Adam Schefter: Cowboys, Micah Parsons headed for ‘divorce at some time’

It is starting to feel Not Good as far as things between the Cowboys and Micah Parsons are concerned.

We are now closer to the Dallas Cowboys beginning their season than we are to Micah Parsons’ public trade request from the team. Monday marked Hump Day in that regard (the middle point) and we are now officially over it and headed downhill.

Maybe in more ways than one.

On Monday it was noted by ESPN’s Adam Schefter that there was no reason to think that the Cowboys and Parsons will get a deal done before the season opener on September 4th. You never want to hear that kind of thing, but those sorts of statements were made about Dak Prescott and CeeDee Lamb in certain respects last year so it didn’t exactly cause panic.

It may not be time to hit the actual button, but we might need to lift the glass casing that surrounds it. Schefter offered another note on this saga on Tuesday and it was caught by Bobby Belt of 105.3 The Fan. Schefter said that it sounds like the Cowboys and Parsons are headed for a divorce “at some time.”

This is an admittedly ambiguous statement and likely a hedge of sorts from Schefter in the event that a deal ultimately gets done. While we could read into the “at some time” in a very literal way, it seems that the implication here is that the Cowboys and Parsons could ride out the 2025 season as is (with Parsons on the final year of his rookie contract) and set up a world for more negotiations next year with the franchise tag as an option.

Dallas could go as far as tagging Parsons a second time in 2027 if they so chose (the path the franchise went with Dak Prescott during his first extension negotiations) which is the leverage that the team has. They have some years of unavoidable team control over Parsons in a contractual sense.

This is where things have begun to veer off into a different path than Prescott or Lamb took last year, as Belt also noted. People keep saying things about how this negotiation “feels different” but we are now at a place where actual different language has been used.

Leverage is a funny word with stuff like this, and while the Cowboys hold some cards as mentioned, Parsons is also an incredible football player. Consider what franchise icon Troy Aikman said about Parsons’ own leverage during Monday night’s preseason game that he was calling.

This is obviously a game of chicken involving inordinate sums of money. If a deal is reached it is going to require somebody, maybe even both parties, to bend on whatever their demands are at this moment in time. That is how negotiations work.

For what it’s worth we have heard from Jerry Jones and Stephen Jones a lot on this front, but Tuesday brought with it some thoughts from Charlotte Jones as well. Charlotte was on Good Morning Football promoting the new Netflix documentary that was released about the Cowboys and was asked about the Parsons situation and why this (contractual drama with the team’s biggest superstars) seems to happen all of the time.

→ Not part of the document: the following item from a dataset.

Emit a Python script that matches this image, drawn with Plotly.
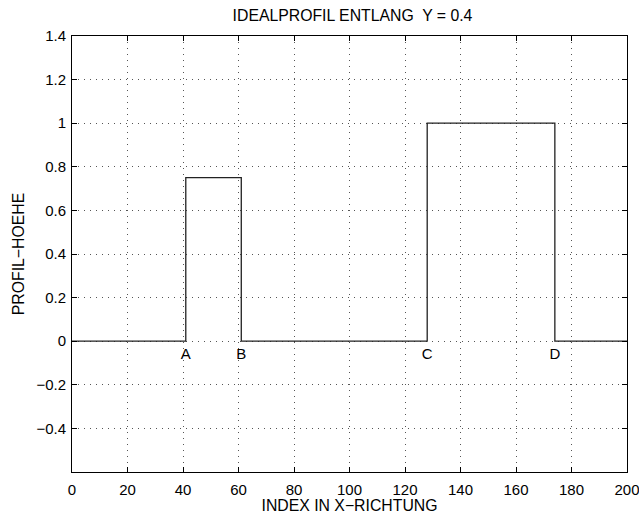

“It does happen all of the time. And again I think that’s a testament to people’s interest. That whatever we are doing… there are other contract holdouts across the league. Everyone deals with the same issue. We just happen to be on this stage of interest that is more magnified than most.”

“So every little hiccup, every little sneeze is blown up and blown out of proportion and discussed at a level that is probably beyond where most teams experience it.”

“For me as I sit back and look at it. I think we’ve developed, over time, the ability to kind of tune out the noise and just focus on the issue at hand.”

“Obviously everybody wants this to be over with. Everybody wants to just play the game. But there is a part of this that is unavoidable and that’s with any kind of contract negotiation.”

“And I do think that… we have this incredible roster of talent. They’re at a very high level. They are being compensated at a very high level. And at the end of the day you realize that when the pie is gone there’s nothing left. So how you spread that around all of the talent that you have, and at some point that becomes the iceberg that’s right there that is… creates the tension in how you divvy that up.”

“I think it’s just part of the game. I think it’s the business part of the game that fans don’t enjoy. But the ability to feed in and want to be, everybody wants to be a Monday morning quarterback, but they also want to be a Monday morning GM. And they know everything. This is part of it. This is life. This is life in the NFL.”

It had been a very long time since a member of the Jones family, aka a front office member, used the pie analogy in a public setting like this. Charlotte being the one to do it next was hardly on anybody’s bingo card.